Growing up in foster care, she left home at age 16, and had to fend for herself. She landed a job at the YWCA, where she's been for 19 years. All the while she's relied on Section 8 housing to get on her feet, but she's always wanted more.
"It's your own home, so you feel the ownership privilege you don't feel from renting," says Henry.
A number of government programs have helped keep her afloat. The final step was landing a foreclosed home in Royal Palm Beach.
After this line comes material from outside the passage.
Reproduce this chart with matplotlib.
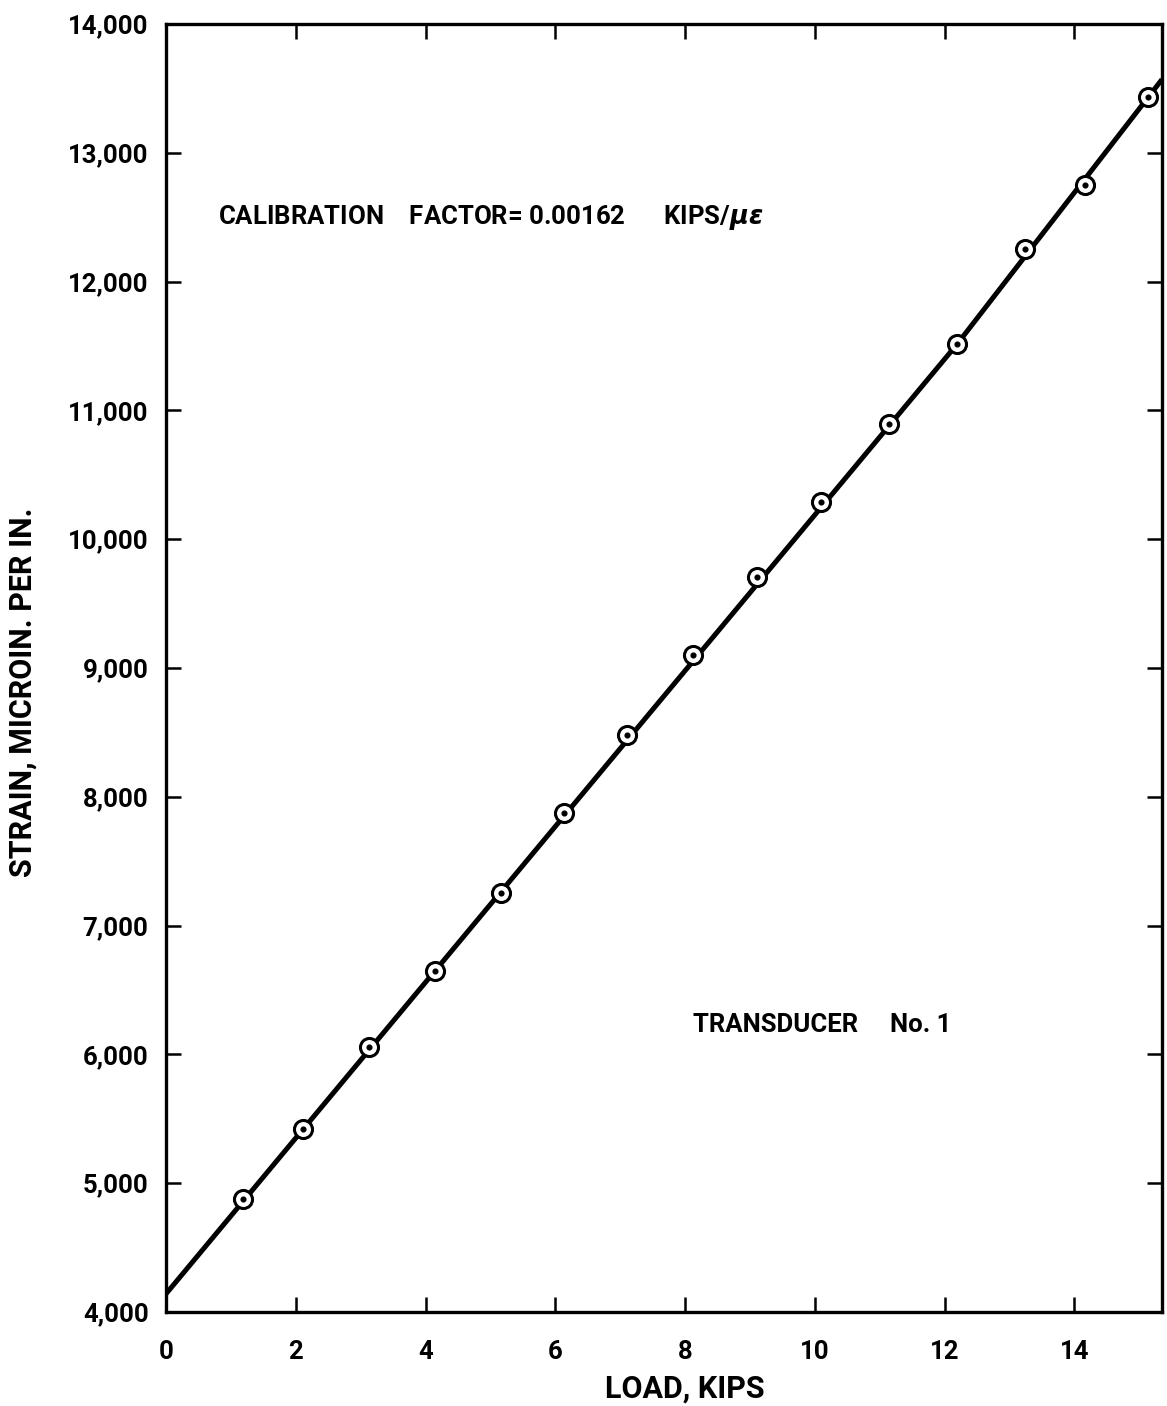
import matplotlib
matplotlib.use("Agg")
import matplotlib.pyplot as plt
from matplotlib.ticker import FuncFormatter

# Data
load_kips = [1.18, 2.11, 3.13, 4.15, 5.16, 6.13, 7.1, 8.12, 9.11, 10.09, 11.14, 12.19, 13.24, 14.16, 15.13]
strain = [4877, 5421, 6057, 6648, 7253, 7874, 8480, 9101, 9707, 10289, 10894, 11513, 12253, 12750, 13433]
# hand-drawn calibration line (slight sag in the scanned original)
fit_x = [0, 12.19, 15.35]
fit_y = [4140, 11513, 13570]
x_ticks = [0, 2, 4, 6, 8, 10, 12, 14]
y_ticks = [4000, 5000, 6000, 7000, 8000, 9000, 10000, 11000, 12000, 13000, 14000]

plt.rcParams['font.family'] = ['Roboto', 'DejaVu Sans']
plt.rcParams['font.weight'] = 'bold'
plt.rcParams['mathtext.default'] = 'it'

fig = plt.figure(figsize=(11.67, 14.06), dpi=100)
ax = fig.add_axes([0.1422, 0.0669, 0.9957 - 0.1422, 0.9829 - 0.0669])

ax.plot(fit_x, fit_y, color='black', lw=3.6, solid_capstyle='butt',
        solid_joinstyle='round', zorder=2)
ax.plot(load_kips, strain, linestyle='none', marker='o', markersize=13,
        markerfacecolor='white', markeredgecolor='black', markeredgewidth=2.2, zorder=3)
ax.plot(load_kips, strain, linestyle='none', marker='o', markersize=3.4,
        markerfacecolor='black', markeredgecolor='black', zorder=4)

ax.set_xlim(0, 15.35)
ax.set_ylim(4000, 14000)
ax.set_xticks(x_ticks)
ax.set_yticks(y_ticks)
ax.yaxis.set_major_formatter(FuncFormatter(lambda v, p: f"{int(v):,}"))

for s in ax.spines.values():
    s.set_linewidth(2.4)

ax.tick_params(axis='both', which='major', direction='in', width=1.8,
               length=11, labelsize=18.5, top=True, right=True, colors='black')
ax.tick_params(axis='x', pad=20)
ax.tick_params(axis='y', pad=12.5)

ax.set_xlabel("LOAD, KIPS", fontsize=22, fontweight='bold', labelpad=7)
ax.xaxis.label.set_x(0.521)
ax.set_ylabel("STRAIN, MICROIN. PER IN.", fontsize=22, fontweight='bold', labelpad=22)
ax.yaxis.label.set_y(0.481)

ax.text(0.80, 12494, "CALIBRATION    FACTOR= 0.00162      KIPS/$\\mu\\epsilon$",
        fontsize=18.5, fontweight='bold', va='center', ha='left')
ax.text(8.13, 6228, "TRANSDUCER     No. 1", fontsize=18.5, fontweight='bold',
        va='center', ha='left')

fig.savefig("out.png", dpi=100, facecolor='white')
The Community Land Trust of Palm Beach County bought it, fixed it up, and is now selling it to Henry.
"Without these programs I wouldn't be able to own a home, I'd probably have to wait another 10 years to clear up my credit," says Henry.
Federal stimulus money helps the organization buy, fix up and re-sell foreclosed homes in the county to low-income homebuyers.
"This is the greatest part of the job, you close and these people's dreams are coming true," says Cindee Lacourse-Blum, of Community LandTrust of Palm Beach County.
As Henry gets ready to close on her new home, she's looking back at how far she's come, and where she's going.
"I think it's a rags to riches story, if someone like me gets a house, I'll be doing cartwheels all around here."